Parler des particularités de Moselle et d’Alsace c’est une manière d’aborder d’une façon non convenue le débat qui fait rage sur la laïcité, terme à la mode, pour le pire et le meilleur. Il y a 15 ans, la question du voile à l’école avait provoqué quelques débats, avec un écho limité dans le grand public. Aujourd’hui, nous sommes dans un autre monde, la laïcité est redevenue un enjeu politique, du discours du Latran au holdup du FN sur le terme laïcité…
Mais commençons par un peu d’histoire.
Avant 1789, la France est une monarchie de droit divin, le roi représentant de dieu sur terre et le culte catholique religion d’État, les autres cultes le plus souvent persécutés comme les camisards. La censure traque les mauvais livres, les blasphémateurs tel le Chevalier de la Barre sont torturés et exécutés.

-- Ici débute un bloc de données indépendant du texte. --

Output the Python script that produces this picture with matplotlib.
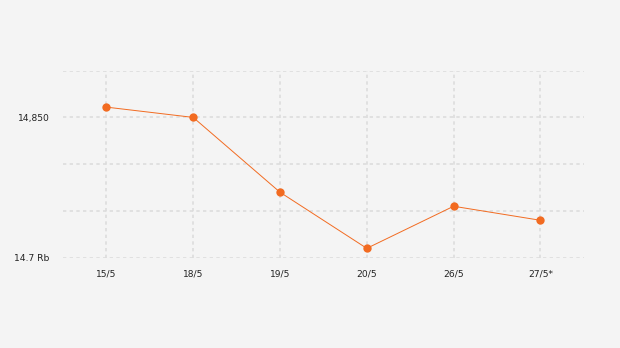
import matplotlib.pyplot as plt
import numpy as np

# data
dates = ["15/5", "18/5", "19/5", "20/5", "26/5", "27/5*"]
prices = [14.861, 14.850, 14.770, 14.710, 14.755, 14.740]
yticks = [14.70, 14.75, 14.80, 14.85, 14.90]
ytick_labels = ["14.7 Rb", "", "", "14,850", ""]

bg = "#f4f4f4"
orange = "#f26b21"
grid_col = "#dcdcdc"

fig = plt.figure(figsize=(6.2, 3.48), dpi=100, facecolor=bg)
ax = fig.add_axes([0.1016, 0.2595, 0.8400, 0.5375], facecolor=bg)

x = np.arange(len(dates))
ax.plot(x, prices, color=orange, linewidth=0.7, marker="o",
        markersize=6, markeredgewidth=0, zorder=3)

ax.set_xlim(-0.5, len(dates) - 0.5)
ax.set_ylim(yticks[0], yticks[-1])
ax.set_xticks(x)
ax.set_xticklabels(dates)
ax.set_yticks(yticks)
ax.set_yticklabels(ytick_labels)

ax.grid(True, color=grid_col, linestyle=(0, (2, 2)), linewidth=1.2, zorder=0)
ax.set_axisbelow(True)
for s in ax.spines.values():
    s.set_visible(False)
ax.tick_params(axis="both", length=0, labelsize=6.6, colors="#222222")
ax.tick_params(axis="y", pad=9.5)
ax.tick_params(axis="x", pad=8.5)

plt.savefig("out.png", dpi=100, facecolor=bg)
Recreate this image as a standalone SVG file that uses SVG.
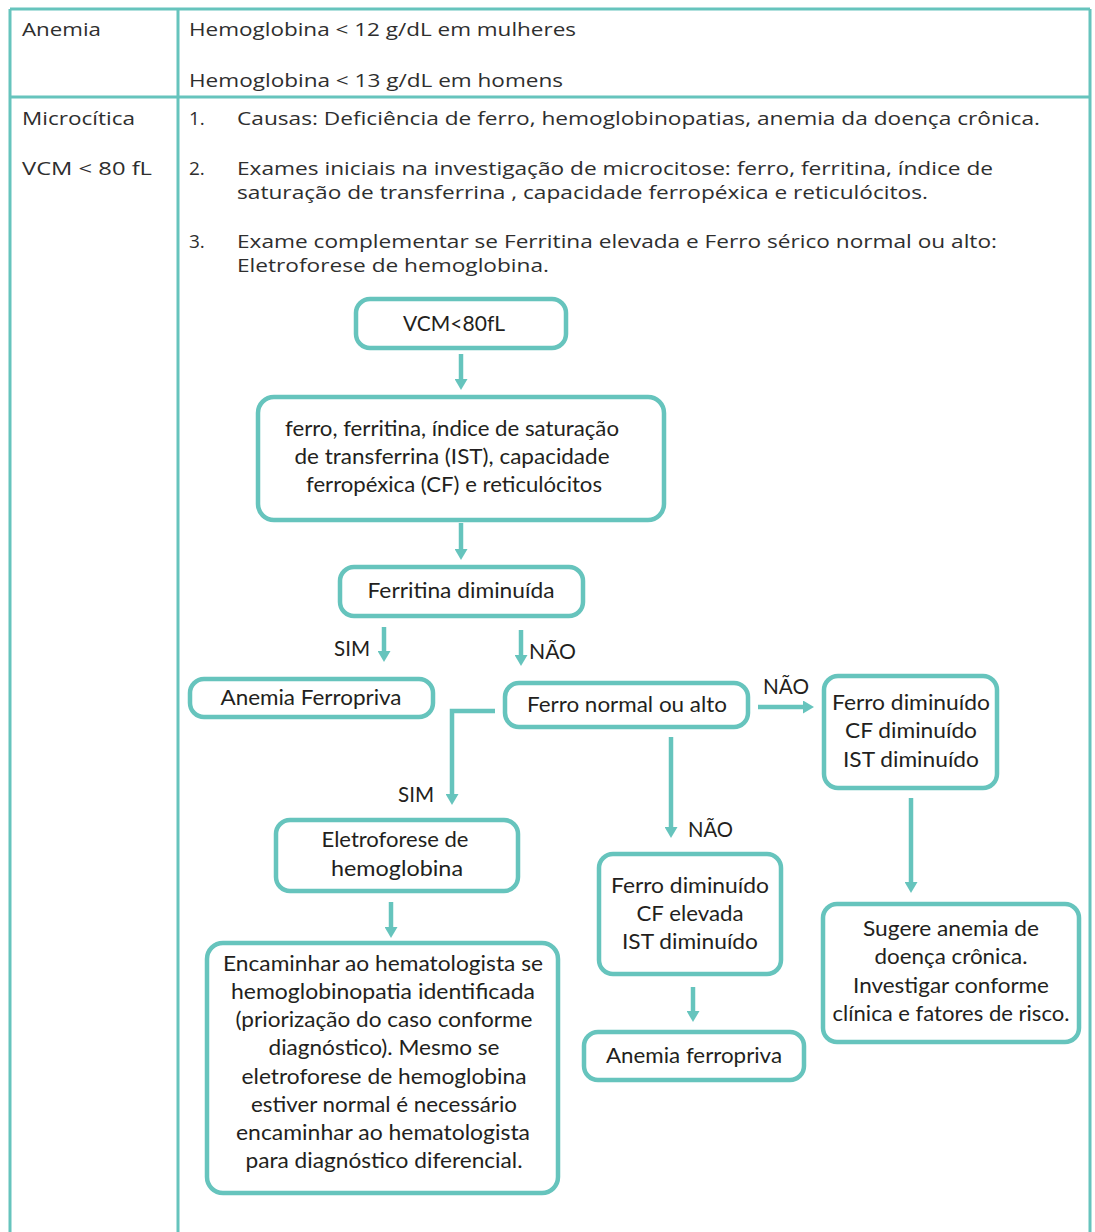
<svg xmlns="http://www.w3.org/2000/svg" width="1095" height="1232" viewBox="0 0 1095 1232">
<style>
.tl{stroke:#66c4bd;stroke-width:3;fill:none}
.tt{font-family:"Open Sans","Noto Sans",sans-serif;font-size:19px;fill:#2e2e2e}
.box{fill:#fff;stroke:#66c4bd;stroke-width:4.5}
.ft{font-family:Lato,"Open Sans",sans-serif;font-size:20.5px;fill:#231f20;text-anchor:middle}
.lb{font-family:Lato,"Open Sans",sans-serif;font-size:20.5px;fill:#231f20}
.cn{stroke:#66c4bd;stroke-width:4.5;fill:none;marker-end:url(#ah)}
</style>
<defs>
<marker id="ah" viewBox="0 0 11 13" refX="2" refY="6.5" markerWidth="11" markerHeight="13" markerUnits="userSpaceOnUse" orient="auto">
<path d="M0,0 L11,6.5 L0,13 z" fill="#66c4bd"/>
</marker>
</defs>
<rect width="1095" height="1232" fill="#fff"/>
<g id="table">
<line class="tl" x1="10" y1="9" x2="1090" y2="9"/>
<line class="tl" x1="10" y1="97" x2="1090" y2="97"/>
<line class="tl" x1="10" y1="9" x2="10" y2="1232"/>
<line class="tl" x1="178" y1="9" x2="178" y2="1232"/>
<line class="tl" x1="1090" y1="9" x2="1090" y2="1232"/>
<text class="tt" x="22" y="36" textLength="79" lengthAdjust="spacingAndGlyphs">Anemia</text>
<text class="tt" x="189" y="36" textLength="387" lengthAdjust="spacingAndGlyphs">Hemoglobina &lt; 12 g/dL em mulheres</text>
<text class="tt" x="189" y="87" textLength="374" lengthAdjust="spacingAndGlyphs">Hemoglobina &lt; 13 g/dL em homens</text>
<text class="tt" x="22" y="125" textLength="113" lengthAdjust="spacingAndGlyphs">Microcítica</text>
<text class="tt" x="22" y="175" textLength="130" lengthAdjust="spacingAndGlyphs">VCM &lt; 80 fL</text>
<text class="tt" x="189" y="125">1.</text>
<text class="tt" x="237" y="125" textLength="803" lengthAdjust="spacingAndGlyphs">Causas: Deficiência de ferro, hemoglobinopatias, anemia da doença crônica.</text>
<text class="tt" x="189" y="175">2.</text>
<text class="tt" x="237" y="175" textLength="756" lengthAdjust="spacingAndGlyphs">Exames iniciais na investigação de microcitose: ferro, ferritina, índice de</text>
<text class="tt" x="237" y="199" textLength="691" lengthAdjust="spacingAndGlyphs">saturação de transferrina , capacidade ferropéxica e reticulócitos.</text>
<text class="tt" x="189" y="248">3.</text>
<text class="tt" x="237" y="248" textLength="760" lengthAdjust="spacingAndGlyphs">Exame complementar se Ferritina elevada e Ferro sérico normal ou alto:</text>
<text class="tt" x="237" y="272" textLength="312" lengthAdjust="spacingAndGlyphs">Eletroforese de hemoglobina.</text>
</g>
<g id="connectors">
<line class="cn" x1="461" y1="354" x2="461" y2="381"/>
<line class="cn" x1="461" y1="523" x2="461" y2="551"/>
<line class="cn" x1="384" y1="627" x2="384" y2="653"/>
<line class="cn" x1="521" y1="630" x2="521" y2="657"/>
<path class="cn" d="M495,711 H452 V796"/>
<line class="cn" x1="758" y1="707" x2="805" y2="707"/>
<line class="cn" x1="671" y1="737" x2="671" y2="829"/>
<line class="cn" x1="391" y1="902" x2="391" y2="929"/>
<line class="cn" x1="693" y1="987" x2="693" y2="1013"/>
<line class="cn" x1="911" y1="798" x2="911" y2="884"/>
<text class="lb" x="334" y="656" textLength="36" lengthAdjust="spacingAndGlyphs">SIM</text>
<text class="lb" x="529" y="659" textLength="47" lengthAdjust="spacingAndGlyphs">NÃO</text>
<text class="lb" x="398" y="802" textLength="36" lengthAdjust="spacingAndGlyphs">SIM</text>
<text class="lb" x="763" y="694" textLength="46" lengthAdjust="spacingAndGlyphs">NÃO</text>
<text class="lb" x="688" y="837" textLength="45" lengthAdjust="spacingAndGlyphs">NÃO</text>
</g>
<g id="n-vcm">
<rect class="box" x="356" y="299" width="210" height="49" rx="14"/>
<text class="ft" x="454" y="331" textLength="102" lengthAdjust="spacingAndGlyphs">VCM&lt;80fL</text>
</g>
<g id="n-exames">
<rect class="box" x="258" y="397" width="406" height="123" rx="16"/>
<text class="ft" x="452" y="436" textLength="334" lengthAdjust="spacingAndGlyphs">ferro, ferritina, índice de saturação</text>
<text class="ft" x="452" y="464" textLength="315" lengthAdjust="spacingAndGlyphs">de transferrina (IST), capacidade</text>
<text class="ft" x="454" y="492" textLength="296" lengthAdjust="spacingAndGlyphs">ferropéxica (CF) e reticulócitos</text>
</g>
<g id="n-ferritina">
<rect class="box" x="340" y="567" width="243" height="49" rx="14"/>
<text class="ft" x="461" y="598" textLength="187" lengthAdjust="spacingAndGlyphs">Ferritina diminuída</text>
</g>
<g id="n-anemia-ferropriva-1">
<rect class="box" x="190" y="679" width="243" height="38" rx="14"/>
<text class="ft" x="311" y="705" textLength="181" lengthAdjust="spacingAndGlyphs">Anemia Ferropriva</text>
</g>
<g id="n-ferro-normal">
<rect class="box" x="505" y="683" width="243" height="44" rx="14"/>
<text class="ft" x="627" y="712" textLength="200" lengthAdjust="spacingAndGlyphs">Ferro normal ou alto</text>
</g>
<g id="n-ferro-dim-cf-dim">
<rect class="box" x="824" y="676" width="173" height="112" rx="14"/>
<text class="ft" x="911" y="710" textLength="158" lengthAdjust="spacingAndGlyphs">Ferro diminuído</text>
<text class="ft" x="911" y="738" textLength="132" lengthAdjust="spacingAndGlyphs">CF diminuído</text>
<text class="ft" x="911" y="767" textLength="136" lengthAdjust="spacingAndGlyphs">IST diminuído</text>
</g>
<g id="n-eletroforese">
<rect class="box" x="276" y="820" width="242" height="71" rx="14"/>
<text class="ft" x="395" y="847" textLength="147" lengthAdjust="spacingAndGlyphs">Eletroforese de</text>
<text class="ft" x="397" y="876" textLength="132" lengthAdjust="spacingAndGlyphs">hemoglobina</text>
</g>
<g id="n-encaminhar">
<rect class="box" x="207" y="943" width="351" height="250" rx="16"/>
<text class="ft" x="383" y="971" textLength="320" lengthAdjust="spacingAndGlyphs">Encaminhar ao hematologista se</text>
<text class="ft" x="383" y="999" textLength="304" lengthAdjust="spacingAndGlyphs">hemoglobinopatia identificada</text>
<text class="ft" x="384" y="1027" textLength="297" lengthAdjust="spacingAndGlyphs">(priorização do caso conforme</text>
<text class="ft" x="384" y="1055" textLength="231" lengthAdjust="spacingAndGlyphs">diagnóstico). Mesmo se</text>
<text class="ft" x="384" y="1084" textLength="285" lengthAdjust="spacingAndGlyphs">eletroforese de hemoglobina</text>
<text class="ft" x="384" y="1112" textLength="266" lengthAdjust="spacingAndGlyphs">estiver normal é necessário</text>
<text class="ft" x="383" y="1140" textLength="294" lengthAdjust="spacingAndGlyphs">encaminhar ao hematologista</text>
<text class="ft" x="384" y="1168" textLength="277" lengthAdjust="spacingAndGlyphs">para diagnóstico diferencial.</text>
</g>
<g id="n-ferro-dim-cf-elev">
<rect class="box" x="599" y="854" width="182" height="120" rx="14"/>
<text class="ft" x="690" y="893" textLength="158" lengthAdjust="spacingAndGlyphs">Ferro diminuído</text>
<text class="ft" x="690" y="921" textLength="107" lengthAdjust="spacingAndGlyphs">CF elevada</text>
<text class="ft" x="690" y="949" textLength="136" lengthAdjust="spacingAndGlyphs">IST diminuído</text>
</g>
<g id="n-anemia-ferropriva-2">
<rect class="box" x="584" y="1032" width="220" height="48" rx="14"/>
<text class="ft" x="694" y="1063" textLength="176" lengthAdjust="spacingAndGlyphs">Anemia ferropriva</text>
</g>
<g id="n-doenca-cronica">
<rect class="box" x="823" y="904" width="256" height="138" rx="14"/>
<text class="ft" x="951" y="936" textLength="176" lengthAdjust="spacingAndGlyphs">Sugere anemia de</text>
<text class="ft" x="951" y="964" textLength="153" lengthAdjust="spacingAndGlyphs">doença crônica.</text>
<text class="ft" x="951" y="993" textLength="196" lengthAdjust="spacingAndGlyphs">Investigar conforme</text>
<text class="ft" x="951" y="1021" textLength="237" lengthAdjust="spacingAndGlyphs">clínica e fatores de risco.</text>
</g>
</svg>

La Révolution marque une rupture. C’est l’état-civil, le divorce, la déclaration des droits... Il s’en suivit une guerre civile notamment en Vendée. En 1801, le 1er Consul Bonaparte souhaite l’apaisement. Il négocie avec le Vatican un traité de paix, le Concordat qui a été conclu « tant pour le bien de la religion que pour le maintien de la tranquillité intérieure »… Le rêve depuis lors de tout ministre de l’Intérieur, instrumentaliser les cultes pour assurer l’ordre public ! Le traité fixe le principe des relations entre l’Église et l’État : l’État paie, l’État contrôle ! Il est complété par les Articles organiques d’inspiration gallicane. Des mesures comparables sont adoptées pour les cultes protestants, puis le culte israélite.
À l’avènement de la IIIe République, la situation est toujours la même. Mais l’Église catholique est pour la monarchie et manifeste un antisémitisme certain… Les Républicains affichent des opinions anticléricales, voire antireligieuses. C’est la « guerre des deux France ». Sont alors adoptées les grandes lois laïques : lois sur l’enseignement, la presse, les associations, les congrégations, puis la loi du 9 décembre 1905.
Or, depuis 1871, les départements du Rhin et de la Moselle sont annexés par l’Allemagne ; des lois françaises, dont celles sur les cultes y sont maintenues. Au retour à la France, en 1918, certaines lois en vigueur dans ces départements recouvrés, sont à leur tour conservées. C’est le cas du régime des cultes. Aujourd’hui, nous en sommes toujours là ! Sauf que, et ce n’est pas rien, le principe de départ n’est plus respecté… l’État paie mais ne contrôle plus rien. Des 17 articles du Concordat, seuls 3 ou 4 sont encore appliqués.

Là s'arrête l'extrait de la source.